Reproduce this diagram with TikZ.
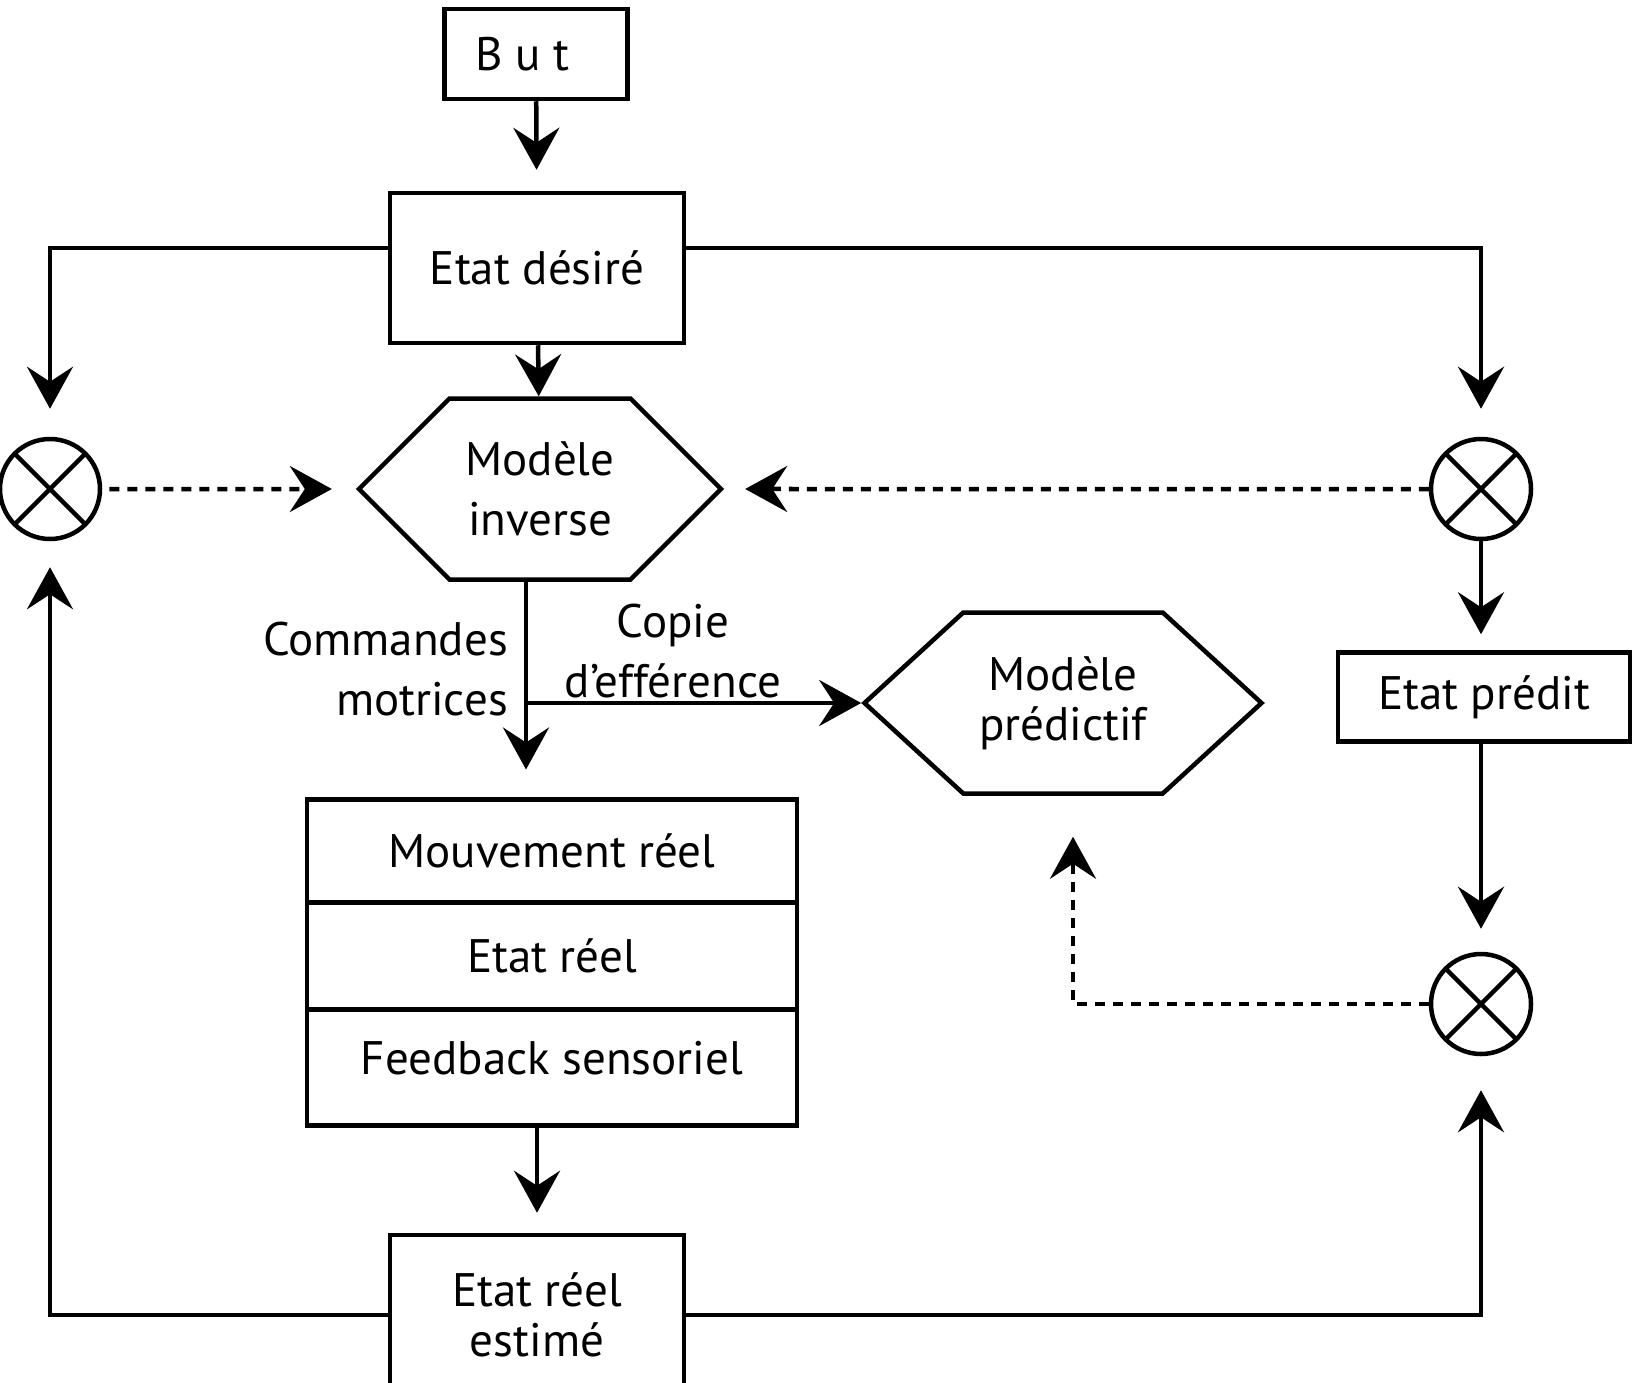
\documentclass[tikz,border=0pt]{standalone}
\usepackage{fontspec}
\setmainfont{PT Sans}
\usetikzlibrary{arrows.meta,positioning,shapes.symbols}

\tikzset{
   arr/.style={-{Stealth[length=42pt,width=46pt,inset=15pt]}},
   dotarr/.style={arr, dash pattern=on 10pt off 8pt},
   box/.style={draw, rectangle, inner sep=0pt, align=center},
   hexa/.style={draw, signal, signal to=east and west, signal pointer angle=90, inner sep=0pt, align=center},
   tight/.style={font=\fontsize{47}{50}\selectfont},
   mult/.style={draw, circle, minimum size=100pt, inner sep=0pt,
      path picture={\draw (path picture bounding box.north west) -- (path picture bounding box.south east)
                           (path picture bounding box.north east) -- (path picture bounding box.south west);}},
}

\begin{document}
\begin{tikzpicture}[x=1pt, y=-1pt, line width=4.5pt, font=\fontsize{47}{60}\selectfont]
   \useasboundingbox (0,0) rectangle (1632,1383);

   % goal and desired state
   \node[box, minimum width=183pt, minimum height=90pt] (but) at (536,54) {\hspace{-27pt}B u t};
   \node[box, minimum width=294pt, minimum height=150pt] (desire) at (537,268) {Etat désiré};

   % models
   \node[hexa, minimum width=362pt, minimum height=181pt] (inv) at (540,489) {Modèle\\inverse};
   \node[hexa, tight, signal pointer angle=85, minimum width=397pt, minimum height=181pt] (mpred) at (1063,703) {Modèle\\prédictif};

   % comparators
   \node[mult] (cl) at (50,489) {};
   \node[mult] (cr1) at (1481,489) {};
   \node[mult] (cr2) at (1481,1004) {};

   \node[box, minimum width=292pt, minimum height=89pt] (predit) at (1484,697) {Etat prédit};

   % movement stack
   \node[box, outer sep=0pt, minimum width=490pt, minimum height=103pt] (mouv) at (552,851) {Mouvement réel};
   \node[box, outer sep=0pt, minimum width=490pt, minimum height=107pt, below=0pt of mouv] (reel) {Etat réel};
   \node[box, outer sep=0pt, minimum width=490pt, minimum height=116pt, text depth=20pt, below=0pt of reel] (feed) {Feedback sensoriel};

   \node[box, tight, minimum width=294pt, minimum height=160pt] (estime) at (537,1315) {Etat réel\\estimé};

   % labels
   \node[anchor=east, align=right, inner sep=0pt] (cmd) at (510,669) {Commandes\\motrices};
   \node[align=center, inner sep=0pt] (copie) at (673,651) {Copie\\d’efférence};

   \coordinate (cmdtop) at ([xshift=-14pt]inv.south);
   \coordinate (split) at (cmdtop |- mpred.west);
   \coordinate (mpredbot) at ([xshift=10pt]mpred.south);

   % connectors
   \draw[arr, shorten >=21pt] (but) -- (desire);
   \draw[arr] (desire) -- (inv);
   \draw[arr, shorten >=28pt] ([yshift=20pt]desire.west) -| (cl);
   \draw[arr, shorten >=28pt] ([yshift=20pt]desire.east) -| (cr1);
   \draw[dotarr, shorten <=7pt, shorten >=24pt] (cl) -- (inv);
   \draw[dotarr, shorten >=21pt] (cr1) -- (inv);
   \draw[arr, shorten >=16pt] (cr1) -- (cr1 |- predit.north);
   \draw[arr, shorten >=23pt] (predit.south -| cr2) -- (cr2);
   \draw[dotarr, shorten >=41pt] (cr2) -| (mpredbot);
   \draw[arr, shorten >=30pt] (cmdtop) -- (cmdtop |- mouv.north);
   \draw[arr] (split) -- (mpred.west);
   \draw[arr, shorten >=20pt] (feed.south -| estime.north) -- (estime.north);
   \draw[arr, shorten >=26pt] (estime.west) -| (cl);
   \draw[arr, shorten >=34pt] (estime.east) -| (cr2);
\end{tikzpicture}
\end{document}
#####
▶ _Task statement_: Copy out each line exactly, without the pictures.

▶ _Exercise response_:
Reproduce this diagram with TikZ.
\documentclass[tikz,border=0pt]{standalone}
\usepackage{fontspec}
\setmainfont{PT Sans}
\usetikzlibrary{arrows.meta,positioning,shapes.symbols}

\tikzset{
   arr/.style={-{Stealth[length=42pt,width=46pt,inset=15pt]}},
   dotarr/.style={arr, dash pattern=on 10pt off 8pt},
   box/.style={draw, rectangle, inner sep=0pt, align=center},
   hexa/.style={draw, signal, signal to=east and west, signal pointer angle=90, inner sep=0pt, align=center},
   tight/.style={font=\fontsize{47}{50}\selectfont},
   mult/.style={draw, circle, minimum size=100pt, inner sep=0pt,
      path picture={\draw (path picture bounding box.north west) -- (path picture bounding box.south east)
                           (path picture bounding box.north east) -- (path picture bounding box.south west);}},
}

\begin{document}
\begin{tikzpicture}[x=1pt, y=-1pt, line width=4.5pt, font=\fontsize{47}{60}\selectfont]
   \useasboundingbox (0,0) rectangle (1632,1383);

   % goal and desired state
   \node[box, minimum width=183pt, minimum height=90pt] (but) at (536,54) {\hspace{-27pt}B u t};
   \node[box, minimum width=294pt, minimum height=150pt] (desire) at (537,268) {Etat désiré};

   % models
   \node[hexa, minimum width=362pt, minimum height=181pt] (inv) at (540,489) {Modèle\\inverse};
   \node[hexa, tight, signal pointer angle=85, minimum width=397pt, minimum height=181pt] (mpred) at (1063,703) {Modèle\\prédictif};

   % comparators
   \node[mult] (cl) at (50,489) {};
   \node[mult] (cr1) at (1481,489) {};
   \node[mult] (cr2) at (1481,1004) {};

   \node[box, minimum width=292pt, minimum height=89pt] (predit) at (1484,697) {Etat prédit};

   % movement stack
   \node[box, outer sep=0pt, minimum width=490pt, minimum height=103pt] (mouv) at (552,851) {Mouvement réel};
   \node[box, outer sep=0pt, minimum width=490pt, minimum height=107pt, below=0pt of mouv] (reel) {Etat réel};
   \node[box, outer sep=0pt, minimum width=490pt, minimum height=116pt, text depth=20pt, below=0pt of reel] (feed) {Feedback sensoriel};

   \node[box, tight, minimum width=294pt, minimum height=160pt] (estime) at (537,1315) {Etat réel\\estimé};

   % labels
   \node[anchor=east, align=right, inner sep=0pt] (cmd) at (510,669) {Commandes\\motrices};
   \node[align=center, inner sep=0pt] (copie) at (673,651) {Copie\\d’efférence};

   \coordinate (cmdtop) at ([xshift=-14pt]inv.south);
   \coordinate (split) at (cmdtop |- mpred.west);
   \coordinate (mpredbot) at ([xshift=10pt]mpred.south);

   % connectors
   \draw[arr, shorten >=21pt] (but) -- (desire);
   \draw[arr] (desire) -- (inv);
   \draw[arr, shorten >=28pt] ([yshift=20pt]desire.west) -| (cl);
   \draw[arr, shorten >=28pt] ([yshift=20pt]desire.east) -| (cr1);
   \draw[dotarr, shorten <=7pt, shorten >=24pt] (cl) -- (inv);
   \draw[dotarr, shorten >=21pt] (cr1) -- (inv);
   \draw[arr, shorten >=16pt] (cr1) -- (cr1 |- predit.north);
   \draw[arr, shorten >=23pt] (predit.south -| cr2) -- (cr2);
   \draw[dotarr, shorten >=41pt] (cr2) -| (mpredbot);
   \draw[arr, shorten >=30pt] (cmdtop) -- (cmdtop |- mouv.north);
   \draw[arr] (split) -- (mpred.west);
   \draw[arr, shorten >=20pt] (feed.south -| estime.north) -- (estime.north);
   \draw[arr, shorten >=26pt] (estime.west) -| (cl);
   \draw[arr, shorten >=34pt] (estime.east) -| (cr2);
\end{tikzpicture}
\end{document}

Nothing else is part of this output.